Cambió la mañanera
La complacencia de la sociedad mexicana sobre el abuso presidencial es de antología. Una y otra vez, a lo largo de seis años, López Obrador hizo del espacio informativo matutino prédica moral para mentir groseramente, incurrir en violaciones legales flagrantes como la divulgación de datos protegidos, calumniar arteramente a críticos y adversarios, así como injuriar a funcionarios judiciales o titulares de órganos autónomos. Su modelo de independencia fue la CNDH y su némesis la Suprema Corte de Justicia.
Hubo impunidad legal y social ante una sociedad pasiva y élites expectantes. La ilegalidad se normalizó y se impuso a la nueva presidenta en un contexto diferente. El perfil de la presidenta Sheinbaum asume costos mayores por los estándares de veracidad heredados. La mañanera como recurso eficaz de propaganda dio de sí y ahora es, más que todo, contraproducente e inoportuna especialmente para los temas o circunstancias críticas, ejemplo la inseguridad o la relación con Canadá y EU.

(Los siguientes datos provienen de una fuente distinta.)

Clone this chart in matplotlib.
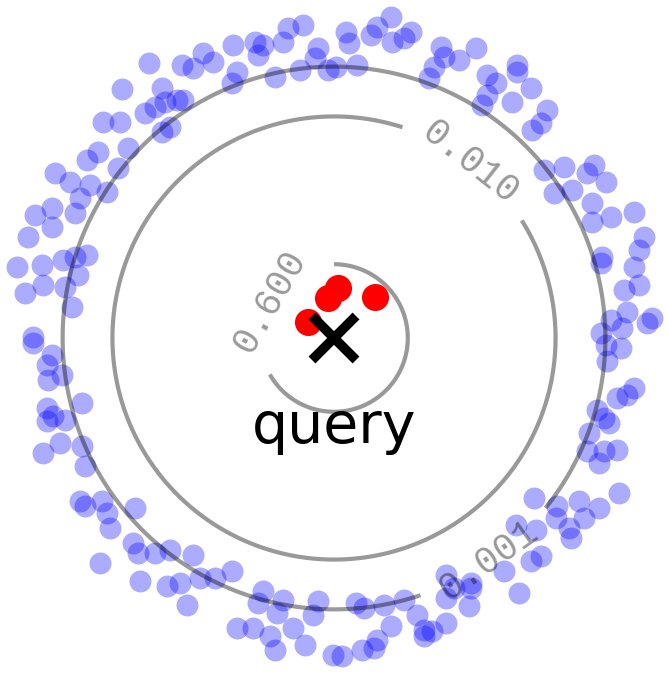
import numpy as np
import matplotlib
matplotlib.use("Agg")
import matplotlib.pyplot as plt

# query point and its nearest neighbours
query = (0.0, 0.0)
near_x = [0.04, -0.06, 0.41, -0.26]
near_y = [0.50, 0.40, 0.41, 0.16]

# far points, lying on a ring around the query
far_x = [-0.31, -0.46, -0.51, -0.71, -0.79, -0.76, -1.01, -1.31, -1.21, -1.41,
         -1.52, -1.85, -0.16, -0.19, -0.06, -0.34, -0.59, -0.97, -1.02, -2.12,
         -1.72, -1.57, -1.69, -1.79, -1.89, -1.72, -1.64, -1.51, -2.31, -2.14,
         -2.06, -2.36, -2.47, -2.16, -2.79, -2.64, -2.44, -2.27, -2.54, -2.59,
         -2.82, -2.99, -2.82, -3.06, -2.71, -2.59, -2.47, -2.56, -2.92, -3.17,
         -2.91, -3.09, -2.69, -2.62, -3.01,
         0.57, 0.43, 0.12, 0.15, 0.37, 0.58, 0.77, 0.70, 0.23, 0.02,
         1.07, 1.10, 1.25, 1.42, 1.00, 0.95, 1.53, 1.62, 1.83, 1.83,
         1.53, 1.48, 1.78, 1.97, 2.13, 2.07, 1.98, 2.10, 2.30, 2.20,
         2.38, 2.53, 2.60, 2.72, 2.58, 2.77, 2.58, 3.00, 3.10, 3.05,
         2.68, 2.67, 3.00, 3.05, 2.90, 3.18, 3.13, 2.93, 2.88, 2.67, 2.77,
         -3.01, -2.82, -2.87, -2.86, -2.72, -2.52, -2.87, -2.81, -2.87, -2.69,
         -2.74, -2.52, -2.91, -2.49, -2.54, -2.49, -2.32, -2.27, -2.24, -1.99,
         -2.34, -2.01, -1.96, -1.79, -1.64, -1.41, -1.94, -1.67, -1.54, -1.47,
         -1.34, -1.19, -1.02, -0.76, -0.71, -0.51, -0.57, -0.41, -0.29, -0.16,
         -0.21, -0.97, -0.81, -0.64, -0.59, -0.01,
         2.72, 2.87, 2.73, 3.00, 2.93, 2.83, 2.63, 2.70, 2.75, 2.55,
         2.70, 2.83, 2.53, 2.65, 2.85, 2.00, 2.23, 2.45, 2.65, 2.50,
         2.22, 2.35, 2.37, 1.82, 2.02, 2.07, 1.97, 1.70, 1.85, 1.37,
         1.12, 1.20, 1.12, 1.35, 1.37, 0.22, 0.30, 0.50, 0.70, 0.57,
         0.83, 0.90, 0.98, 0.90, 1.12, 0.43, 0.40, 0.28, 0.08]
far_y = [3.13, 3.10, 2.96, 2.93, 2.96, 2.83, 2.93, 2.85, 2.76, 2.70,
         2.73, 2.75, 2.90, 2.80, 2.68, 2.68, 2.61, 2.66, 2.55, 2.49,
         2.50, 2.38, 2.36, 2.31, 2.25, 2.06, 2.11, 2.38, 2.16, 2.16,
         1.90, 1.86, 1.78, 1.70, 1.65, 1.56, 1.53, 1.46, 1.40, 1.25,
         1.30, 1.23, 1.11, 1.01, 0.78, 0.81, 0.83, 0.63, 0.73, 0.71,
         0.53, 0.45, 0.51, 0.31, 0.01,
         3.21, 3.11, 3.06, 2.95, 3.03, 2.96, 3.06, 3.00, 2.73, 2.71,
         2.91, 2.81, 2.78, 2.90, 2.71, 2.60, 2.63, 2.55, 2.73, 2.66,
         2.43, 2.33, 2.36, 2.50, 2.28, 2.15, 2.08, 1.68, 1.71, 1.45,
         1.48, 1.65, 1.73, 1.56, 1.35, 1.21, 1.16, 1.26, 1.01, 0.88,
         0.81, 0.75, 0.71, 0.53, 0.48, 0.20, 0.15, 0.26, 0.10, 0.05, 0.18,
         -0.05, -0.17, -0.27, -0.42, -0.37, -0.65, -0.70, -0.78, -0.83, -0.82,
         -1.05, -1.08, -1.15, -1.28, -1.63, -1.68, -1.63, -1.75, -1.90, -1.70,
         -2.25, -2.05, -2.15, -2.15, -2.12, -2.17, -2.43, -2.48, -2.45, -2.67,
         -2.40, -2.40, -2.33, -2.65, -2.53, -2.62, -2.75, -2.90, -3.07, -2.63,
         -2.77, -2.90, -2.90, -2.98, -3.12, -3.17,
         -0.07, -0.10, -0.23, -0.50, -0.57, -0.60, -0.72, -0.80, -0.85, -0.95,
         -1.13, -1.12, -1.13, -1.25, -1.55, -1.60, -1.68, -1.63, -1.70, -1.80,
         -1.80, -1.90, -2.00, -1.87, -1.92, -2.18, -2.23, -2.33, -2.55, -2.50,
         -2.37, -2.50, -2.60, -2.68, -2.45, -2.65, -2.70, -2.67, -2.62, -2.88,
         -2.77, -2.92, -2.93, -2.98, -2.85, -3.02, -3.10, -3.12, -3.18]

# gaussian similarity around the query
sigma = 0.73
levels = [0.001, 0.01, 0.6]
label_pos = [(1.55, -2.22), (1.36, 1.74), (-0.64, 0.37)]

fig = plt.figure(figsize=(6.68, 6.76), dpi=100)
ax = fig.add_axes([0, 0, 1, 1])

gx, gy = np.meshgrid(np.linspace(-3.4, 3.4, 400), np.linspace(-3.4, 3.4, 400))
sim = np.exp(-((gx - query[0]) ** 2 + (gy - query[1]) ** 2) / (2 * sigma ** 2))
cs = ax.contour(gx, gy, sim, levels=levels, colors="k", alpha=0.4, linewidths=3)

# contour labels are in a mono font
plt.rcParams["font.family"] = "Liberation Mono"
ax.clabel(cs, fmt="%.3f", fontsize=27, inline=True, inline_spacing=20,
          manual=label_pos)

ax.scatter(far_x, far_y, s=250, c="blue", alpha=0.33, linewidths=0)
ax.scatter(near_x, near_y, s=380, c="red", linewidths=0)
ax.plot(query[0], query[1], "kx", markersize=32, mew=7)
ax.text(query[0], -1.05, "query", fontsize=41, ha="center", va="baseline",
        family="DejaVu Sans")

ax.set_xlim(-3.34, 3.34)
ax.set_ylim(-3.38, 3.38)
ax.set_aspect("equal")
ax.axis("off")

fig.savefig("out.png", dpi=100)
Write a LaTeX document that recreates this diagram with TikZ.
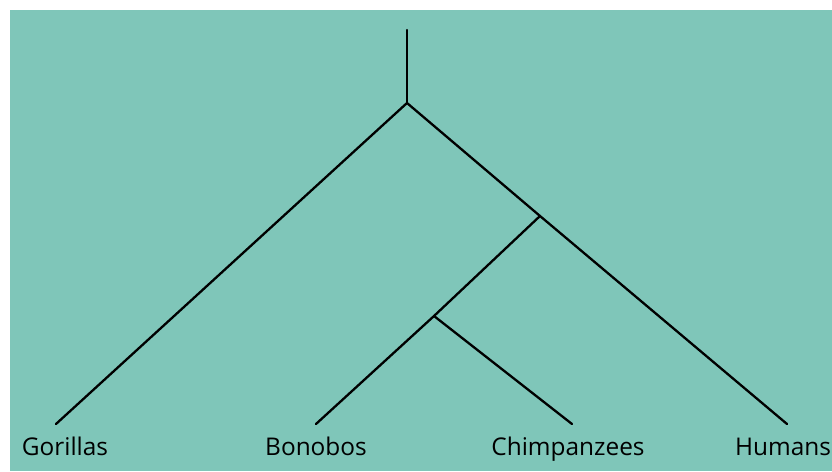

Una diferencia adquiere relieve, López Obrador era un actor disruptivo, sin ningún sentido de límite legal, ético o político del poder. La sociedad se acostumbró a lo largo de más de dos décadas de exposición pública. Su disculpa sobre afirmaciones falsas fue ocasional, una a quien esto escribe; el tema es la libertad amplia de la que gozaba, se puede decir que las condiciones de eficacia para lograr apoyo popular eran el fondo y forma de su mensaje mañanero, el que era replicado por los medios de información. Los extremos de irresponsabilidad e impunidad son irrepetibles, caso de la gestión criminal de la pandemia que significó cientos de miles de vidas perdidas.
La presidenta Sheinbaum está en situación muy diferente a la de López Obrador. Para mantener la cohesión del grupo gobernante es necesario acreditar afinidad sustantiva con el factor de unidad del régimen: el expresidente López Obrador. Así es por decisión, por sentido de lealtad y también por cálculo. Las acciones diferenciadas se cuidan para no despertar la ira del exmandatario a costa de la imagen de la presidenta.
Es preocupante lo expuesto que queda la presidenta Sheinbaum, su gobierno y el país en la compleja relación con el futuro presiente de EU, Donald Trump. Se fueron aquellos tiempos en los que se podía ningunear y retirar el trato privilegiado al embajador de EU, Ken Salazar y remitirlo a la ventanilla de la cancillería. La situación con él puede ser la misma, pero no con el gobierno de EU ni con el próximo embajador por los antecedentes belicosos y de confrontación de Marco Rubio, quien será secretario de Estado.
La presidenta queda muy comprometida con la obligada presencia mañanera. No responder es mensaje y hacerlo lo más seguro es que altere la estrategia en la que administrar el mensaje es fundamental. De esta manera, ha sido desmentida en dos ocasiones. La primera, por el primer ministro Justin Trudeau, quien en su sobrevivencia política se ha vuelto una ficha suelta ávida para ganar credibilidad a todo costo, incluso de su propia dignidad y la segunda por el mismo Donald Trump, quien presume haber escuchado lo que la presidenta Sheinbaum seguramente no dijo. Aclarar en sí mismo es un problema, no hacerlo todavía peor. Muy desafortunado el desliz que hace referencia al himno nacional.
Tener que salir a medios deja a la presidenta de México en condiciones de desventaja. No se trata, como ocurría con López Obrador, de reafirmar su autoridad y complacer al público. Ahora el destinatario son actores que no atienden los excesos de significado del mensaje presidencial. Desde luego, en este grupo están las autoridades, legisladores y medios del ámbito internacional, especialmente de los Estados Unidos. Frente a ellos no existe el margen de impunidad que caracterizó a la narrativa obradorista. Tampoco los inversionistas, analistas y entidades de evaluación económica y medición de riesgo se les puede convencer con una retórica superficial.